Yes, to be eligible for a buyout, an applicant must have owned the property prior to the eruption and still own the property.
- The Voluntary Housing Buyout Program is funded by $107 million in Community Development Block Grant-Disaster Recovery funds from the U.S. Department of Housing and Urban Development.
Properties that meet the criteria for the voluntary housing buyout program would be eligible for a buyout even if the home on the property may not have been permitted. During the intake and application process, we will assess with the applicants whether a home existed before the eruption and the applicant would need to demonstrate that it was being used as a residence at the time to be considered a primary dwelling.
- The Voluntary Housing Buyout Program will accept one property per applicant.

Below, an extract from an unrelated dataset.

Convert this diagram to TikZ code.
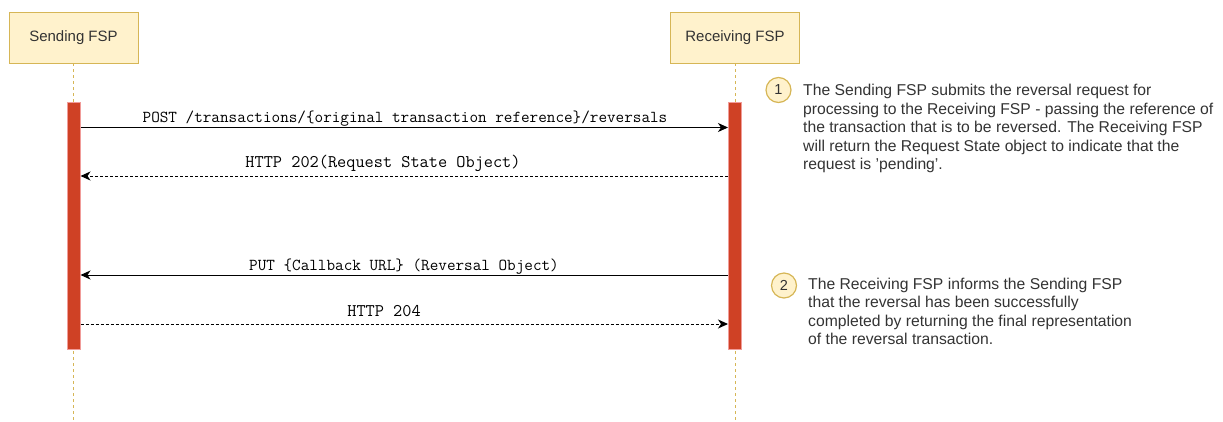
\documentclass[tikz,border=0pt]{standalone}
\usepackage{fontspec}
\setmainfont{Liberation Sans}
\usetikzlibrary{arrows.meta}
\definecolor{boxfill}{HTML}{FFF2CC}
\definecolor{boxline}{HTML}{D6B656}
\definecolor{actfill}{HTML}{CF4125}
\definecolor{actline}{HTML}{F19C99}
\definecolor{txt}{HTML}{333333}
\tikzset{
  actor/.style={draw=boxline, fill=boxfill, line width=0.8pt, minimum width=129pt, minimum height=51pt, font=\fontsize{15}{17}\selectfont, text=txt, inner sep=0pt},
  lifeline/.style={draw=boxline, line width=0.8pt, dash pattern=on 3pt off 3pt},
  actbar/.style={draw=actline, fill=actfill, line width=1pt, minimum width=13pt, minimum height=247pt, inner sep=0pt},
  msg/.style={line width=1pt, -{Stealth[length=10pt,width=9pt,inset=3pt]}},
  reply/.style={msg, dash pattern=on 3pt off 2pt},
  lbl/.style={font=\ttfamily\fontsize{16.7}{18}\selectfont, inner sep=0pt, anchor=base},
  lblbig/.style={lbl, font=\ttfamily\fontsize{17.8}{19}\selectfont},
  numc/.style={circle, draw=boxline, fill=boxfill, line width=1.2pt, minimum size=25pt, inner sep=0pt, font=\fontsize{14.5}{16}\selectfont, text=txt},
  note/.style={align=left, anchor=north west, inner sep=0pt, font=\fontsize{15.7}{18.5}\selectfont, text=txt}
}
\begin{document}
\begin{tikzpicture}[x=1pt,y=-1pt]
\useasboundingbox (0,0) rectangle (1223,421);
\node[actor] (s) at (73.5,37.5) {Sending FSP};
\node[actor] (r) at (735,37.5) {Receiving FSP};
\coordinate (sb) at (73.5,421);
\coordinate (rb) at (735,421);
\draw[lifeline] (s.south) -- (sb);
\draw[lifeline] (r.south) -- (rb);
\node[actbar] (sa) at (73.5,225.5) {};
\node[actbar] (ra) at (735,225.5) {};
\coordinate (s1) at (sa.east |- 0,127.5);
\coordinate (r1) at (ra.west |- 0,127.5);
\coordinate (s2) at (sa.east |- 0,176);
\coordinate (r2) at (ra.west |- 0,176);
\coordinate (s3) at (sa.east |- 0,275);
\coordinate (r3) at (ra.west |- 0,275);
\coordinate (s4) at (sa.east |- 0,324);
\coordinate (r4) at (ra.west |- 0,324);
\draw[msg] (s1) -- (r1);
\draw[reply] (r2) -- (s2);
\draw[msg] (r3) -- (s3);
\draw[reply] (s4) -- (r4);
\node[lbl] (l1) at (405,122) {POST /transactions/\{original transaction reference\}/reversals};
\node[lblbig] (l2) at (383,167) {HTTP 202(Request State Object)};
\node[lbl] (l3) at (404,270) {PUT \{Callback URL\} (Reversal Object)};
\node[lblbig] (l4) at (384,316) {HTTP 204};
\node[numc] (n1) at (778.5,90) {1};
\node[note] (t1) at (803,84) {The Sending FSP submits the reversal request for\\processing to the Receiving FSP - passing the reference of\\the transaction that is to be reversed. The Receiving FSP\\will return the Request State object to indicate that the\\request is 'pending'.};
\node[numc] (n2) at (784,285.5) {2};
\node[note] (t2) at (808,277.5) {The Receiving FSP informs the Sending FSP\\that the reversal has been successfully\\completed by returning the final representation\\of the reversal transaction.};
\end{tikzpicture}
\end{document}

If structures or other improvements (such as utilities and driveways) remain on the property, they will be demolished after being purchased.
The County may continue to manage these properties or can explore opportunities where appropriate to provide access agreements to former owners while maintaining the compatible open space uses; to preserve sites of cultural significance; to provide for maintenance agreements; to transfer title to a community association or land stewardship group for the maintenance and use of these properties in a way that is compatible with open space uses; or to lease lands for agricultural uses that are productive in the eruption areas and require a minimal investment in crops or infrastructure that could be lost to a future eruption. Responsible management of these properties is critical to the long-term recovery of communities impacted by the 2018 Kīlauea eruption.
- The U.S. Department of Housing and Urban Development requires recipients of Community Development Block Grant-Disaster Recovery (CDBG-DR) funds to address unmet housing needs before applying the funds to economic revitalization or infrastructure projects. Due to the size of the unmet housing recovery need, the County is using CDBG-DR funds for housing programs.